The data below should be printed in full, exactly, and without any of its images.

== COLLECTED DATA ==

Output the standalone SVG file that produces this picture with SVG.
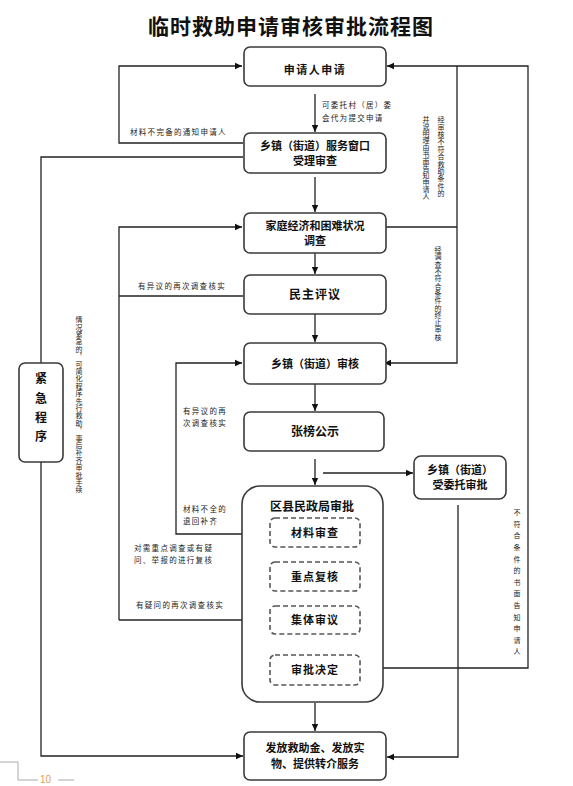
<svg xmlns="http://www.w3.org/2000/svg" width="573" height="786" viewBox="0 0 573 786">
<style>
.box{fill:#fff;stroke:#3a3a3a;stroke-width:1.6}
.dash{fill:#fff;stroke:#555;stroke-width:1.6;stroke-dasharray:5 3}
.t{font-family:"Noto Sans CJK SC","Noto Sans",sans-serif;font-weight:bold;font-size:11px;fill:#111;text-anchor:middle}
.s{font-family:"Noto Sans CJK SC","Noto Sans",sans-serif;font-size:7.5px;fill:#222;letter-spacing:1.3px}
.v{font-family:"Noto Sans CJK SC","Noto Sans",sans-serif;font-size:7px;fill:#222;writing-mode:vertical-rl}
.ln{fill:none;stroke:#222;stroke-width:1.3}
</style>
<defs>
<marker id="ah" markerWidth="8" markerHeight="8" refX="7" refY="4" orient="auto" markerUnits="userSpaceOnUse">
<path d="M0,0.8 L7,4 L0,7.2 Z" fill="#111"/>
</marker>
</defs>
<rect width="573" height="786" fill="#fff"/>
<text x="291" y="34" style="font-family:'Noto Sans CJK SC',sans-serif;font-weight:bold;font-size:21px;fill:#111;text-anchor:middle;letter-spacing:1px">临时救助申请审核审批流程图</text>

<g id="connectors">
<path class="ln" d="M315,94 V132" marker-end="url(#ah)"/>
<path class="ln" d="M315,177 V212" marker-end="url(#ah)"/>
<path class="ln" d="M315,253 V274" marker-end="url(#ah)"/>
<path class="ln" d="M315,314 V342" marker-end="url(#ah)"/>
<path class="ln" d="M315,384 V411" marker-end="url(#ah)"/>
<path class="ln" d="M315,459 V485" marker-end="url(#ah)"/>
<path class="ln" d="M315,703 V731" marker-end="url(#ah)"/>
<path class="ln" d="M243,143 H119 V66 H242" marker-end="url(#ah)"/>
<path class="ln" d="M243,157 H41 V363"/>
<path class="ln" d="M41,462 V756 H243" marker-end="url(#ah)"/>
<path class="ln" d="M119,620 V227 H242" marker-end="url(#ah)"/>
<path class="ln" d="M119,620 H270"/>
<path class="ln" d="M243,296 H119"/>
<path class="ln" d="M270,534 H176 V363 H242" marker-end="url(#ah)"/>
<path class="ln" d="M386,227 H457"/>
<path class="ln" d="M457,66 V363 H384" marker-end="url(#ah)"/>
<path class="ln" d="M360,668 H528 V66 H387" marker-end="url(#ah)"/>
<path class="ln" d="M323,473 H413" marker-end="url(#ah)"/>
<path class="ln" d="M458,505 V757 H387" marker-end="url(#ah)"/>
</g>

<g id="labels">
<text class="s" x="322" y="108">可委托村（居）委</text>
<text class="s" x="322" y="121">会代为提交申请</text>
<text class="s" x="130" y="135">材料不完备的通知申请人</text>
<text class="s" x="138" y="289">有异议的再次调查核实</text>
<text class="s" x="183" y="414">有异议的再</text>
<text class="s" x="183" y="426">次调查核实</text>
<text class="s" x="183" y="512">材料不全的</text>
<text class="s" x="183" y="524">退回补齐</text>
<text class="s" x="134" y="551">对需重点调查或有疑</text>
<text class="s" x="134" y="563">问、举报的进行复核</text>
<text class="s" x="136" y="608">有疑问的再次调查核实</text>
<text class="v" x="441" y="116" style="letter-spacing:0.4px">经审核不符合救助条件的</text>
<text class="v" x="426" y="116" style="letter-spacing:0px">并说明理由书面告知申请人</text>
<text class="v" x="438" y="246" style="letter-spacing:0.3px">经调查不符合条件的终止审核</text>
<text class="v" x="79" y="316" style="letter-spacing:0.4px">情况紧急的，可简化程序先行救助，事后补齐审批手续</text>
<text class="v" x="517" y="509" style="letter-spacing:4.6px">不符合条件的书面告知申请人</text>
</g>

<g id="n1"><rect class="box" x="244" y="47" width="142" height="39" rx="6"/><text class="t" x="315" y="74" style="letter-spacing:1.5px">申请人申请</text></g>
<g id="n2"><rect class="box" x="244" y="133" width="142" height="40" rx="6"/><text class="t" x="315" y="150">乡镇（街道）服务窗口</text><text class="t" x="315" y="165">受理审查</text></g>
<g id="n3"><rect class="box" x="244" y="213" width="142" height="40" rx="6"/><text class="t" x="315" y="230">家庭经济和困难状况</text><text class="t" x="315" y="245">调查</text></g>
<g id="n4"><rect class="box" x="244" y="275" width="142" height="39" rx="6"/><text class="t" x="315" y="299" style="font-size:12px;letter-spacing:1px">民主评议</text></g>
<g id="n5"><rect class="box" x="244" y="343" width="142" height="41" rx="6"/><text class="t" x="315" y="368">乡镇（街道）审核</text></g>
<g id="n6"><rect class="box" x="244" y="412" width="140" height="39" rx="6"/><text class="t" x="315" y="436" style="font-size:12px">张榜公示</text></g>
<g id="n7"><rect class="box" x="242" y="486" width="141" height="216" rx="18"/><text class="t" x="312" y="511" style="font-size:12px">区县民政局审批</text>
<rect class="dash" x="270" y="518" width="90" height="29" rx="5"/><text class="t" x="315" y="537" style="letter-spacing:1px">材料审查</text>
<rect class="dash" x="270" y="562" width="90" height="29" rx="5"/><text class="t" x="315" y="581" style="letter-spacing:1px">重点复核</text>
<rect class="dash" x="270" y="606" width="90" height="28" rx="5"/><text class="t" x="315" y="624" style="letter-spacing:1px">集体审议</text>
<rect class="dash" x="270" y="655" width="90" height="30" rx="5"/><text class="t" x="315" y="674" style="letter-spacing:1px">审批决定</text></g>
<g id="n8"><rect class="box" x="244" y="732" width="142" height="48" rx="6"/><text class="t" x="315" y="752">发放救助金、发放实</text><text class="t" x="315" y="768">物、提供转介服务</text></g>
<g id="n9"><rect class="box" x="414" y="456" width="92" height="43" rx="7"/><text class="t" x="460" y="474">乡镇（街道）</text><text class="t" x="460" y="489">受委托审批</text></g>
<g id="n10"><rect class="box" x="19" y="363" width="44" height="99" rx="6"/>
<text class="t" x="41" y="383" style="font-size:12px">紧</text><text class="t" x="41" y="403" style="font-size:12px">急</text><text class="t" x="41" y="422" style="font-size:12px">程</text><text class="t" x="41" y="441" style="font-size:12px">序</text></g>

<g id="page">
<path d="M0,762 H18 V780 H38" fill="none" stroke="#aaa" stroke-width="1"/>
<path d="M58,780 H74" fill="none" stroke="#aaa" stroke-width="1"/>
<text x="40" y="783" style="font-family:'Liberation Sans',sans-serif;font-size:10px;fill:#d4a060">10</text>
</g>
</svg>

===

- _TASK OUTPUT_:
Output the standalone SVG file that produces this picture with SVG.
<svg xmlns="http://www.w3.org/2000/svg" width="573" height="786" viewBox="0 0 573 786">
<style>
.box{fill:#fff;stroke:#3a3a3a;stroke-width:1.6}
.dash{fill:#fff;stroke:#555;stroke-width:1.6;stroke-dasharray:5 3}
.t{font-family:"Noto Sans CJK SC","Noto Sans",sans-serif;font-weight:bold;font-size:11px;fill:#111;text-anchor:middle}
.s{font-family:"Noto Sans CJK SC","Noto Sans",sans-serif;font-size:7.5px;fill:#222;letter-spacing:1.3px}
.v{font-family:"Noto Sans CJK SC","Noto Sans",sans-serif;font-size:7px;fill:#222;writing-mode:vertical-rl}
.ln{fill:none;stroke:#222;stroke-width:1.3}
</style>
<defs>
<marker id="ah" markerWidth="8" markerHeight="8" refX="7" refY="4" orient="auto" markerUnits="userSpaceOnUse">
<path d="M0,0.8 L7,4 L0,7.2 Z" fill="#111"/>
</marker>
</defs>
<rect width="573" height="786" fill="#fff"/>
<text x="291" y="34" style="font-family:'Noto Sans CJK SC',sans-serif;font-weight:bold;font-size:21px;fill:#111;text-anchor:middle;letter-spacing:1px">临时救助申请审核审批流程图</text>

<g id="connectors">
<path class="ln" d="M315,94 V132" marker-end="url(#ah)"/>
<path class="ln" d="M315,177 V212" marker-end="url(#ah)"/>
<path class="ln" d="M315,253 V274" marker-end="url(#ah)"/>
<path class="ln" d="M315,314 V342" marker-end="url(#ah)"/>
<path class="ln" d="M315,384 V411" marker-end="url(#ah)"/>
<path class="ln" d="M315,459 V485" marker-end="url(#ah)"/>
<path class="ln" d="M315,703 V731" marker-end="url(#ah)"/>
<path class="ln" d="M243,143 H119 V66 H242" marker-end="url(#ah)"/>
<path class="ln" d="M243,157 H41 V363"/>
<path class="ln" d="M41,462 V756 H243" marker-end="url(#ah)"/>
<path class="ln" d="M119,620 V227 H242" marker-end="url(#ah)"/>
<path class="ln" d="M119,620 H270"/>
<path class="ln" d="M243,296 H119"/>
<path class="ln" d="M270,534 H176 V363 H242" marker-end="url(#ah)"/>
<path class="ln" d="M386,227 H457"/>
<path class="ln" d="M457,66 V363 H384" marker-end="url(#ah)"/>
<path class="ln" d="M360,668 H528 V66 H387" marker-end="url(#ah)"/>
<path class="ln" d="M323,473 H413" marker-end="url(#ah)"/>
<path class="ln" d="M458,505 V757 H387" marker-end="url(#ah)"/>
</g>

<g id="labels">
<text class="s" x="322" y="108">可委托村（居）委</text>
<text class="s" x="322" y="121">会代为提交申请</text>
<text class="s" x="130" y="135">材料不完备的通知申请人</text>
<text class="s" x="138" y="289">有异议的再次调查核实</text>
<text class="s" x="183" y="414">有异议的再</text>
<text class="s" x="183" y="426">次调查核实</text>
<text class="s" x="183" y="512">材料不全的</text>
<text class="s" x="183" y="524">退回补齐</text>
<text class="s" x="134" y="551">对需重点调查或有疑</text>
<text class="s" x="134" y="563">问、举报的进行复核</text>
<text class="s" x="136" y="608">有疑问的再次调查核实</text>
<text class="v" x="441" y="116" style="letter-spacing:0.4px">经审核不符合救助条件的</text>
<text class="v" x="426" y="116" style="letter-spacing:0px">并说明理由书面告知申请人</text>
<text class="v" x="438" y="246" style="letter-spacing:0.3px">经调查不符合条件的终止审核</text>
<text class="v" x="79" y="316" style="letter-spacing:0.4px">情况紧急的，可简化程序先行救助，事后补齐审批手续</text>
<text class="v" x="517" y="509" style="letter-spacing:4.6px">不符合条件的书面告知申请人</text>
</g>

<g id="n1"><rect class="box" x="244" y="47" width="142" height="39" rx="6"/><text class="t" x="315" y="74" style="letter-spacing:1.5px">申请人申请</text></g>
<g id="n2"><rect class="box" x="244" y="133" width="142" height="40" rx="6"/><text class="t" x="315" y="150">乡镇（街道）服务窗口</text><text class="t" x="315" y="165">受理审查</text></g>
<g id="n3"><rect class="box" x="244" y="213" width="142" height="40" rx="6"/><text class="t" x="315" y="230">家庭经济和困难状况</text><text class="t" x="315" y="245">调查</text></g>
<g id="n4"><rect class="box" x="244" y="275" width="142" height="39" rx="6"/><text class="t" x="315" y="299" style="font-size:12px;letter-spacing:1px">民主评议</text></g>
<g id="n5"><rect class="box" x="244" y="343" width="142" height="41" rx="6"/><text class="t" x="315" y="368">乡镇（街道）审核</text></g>
<g id="n6"><rect class="box" x="244" y="412" width="140" height="39" rx="6"/><text class="t" x="315" y="436" style="font-size:12px">张榜公示</text></g>
<g id="n7"><rect class="box" x="242" y="486" width="141" height="216" rx="18"/><text class="t" x="312" y="511" style="font-size:12px">区县民政局审批</text>
<rect class="dash" x="270" y="518" width="90" height="29" rx="5"/><text class="t" x="315" y="537" style="letter-spacing:1px">材料审查</text>
<rect class="dash" x="270" y="562" width="90" height="29" rx="5"/><text class="t" x="315" y="581" style="letter-spacing:1px">重点复核</text>
<rect class="dash" x="270" y="606" width="90" height="28" rx="5"/><text class="t" x="315" y="624" style="letter-spacing:1px">集体审议</text>
<rect class="dash" x="270" y="655" width="90" height="30" rx="5"/><text class="t" x="315" y="674" style="letter-spacing:1px">审批决定</text></g>
<g id="n8"><rect class="box" x="244" y="732" width="142" height="48" rx="6"/><text class="t" x="315" y="752">发放救助金、发放实</text><text class="t" x="315" y="768">物、提供转介服务</text></g>
<g id="n9"><rect class="box" x="414" y="456" width="92" height="43" rx="7"/><text class="t" x="460" y="474">乡镇（街道）</text><text class="t" x="460" y="489">受委托审批</text></g>
<g id="n10"><rect class="box" x="19" y="363" width="44" height="99" rx="6"/>
<text class="t" x="41" y="383" style="font-size:12px">紧</text><text class="t" x="41" y="403" style="font-size:12px">急</text><text class="t" x="41" y="422" style="font-size:12px">程</text><text class="t" x="41" y="441" style="font-size:12px">序</text></g>

<g id="page">
<path d="M0,762 H18 V780 H38" fill="none" stroke="#aaa" stroke-width="1"/>
<path d="M58,780 H74" fill="none" stroke="#aaa" stroke-width="1"/>
<text x="40" y="783" style="font-family:'Liberation Sans',sans-serif;font-size:10px;fill:#d4a060">10</text>
</g>
</svg>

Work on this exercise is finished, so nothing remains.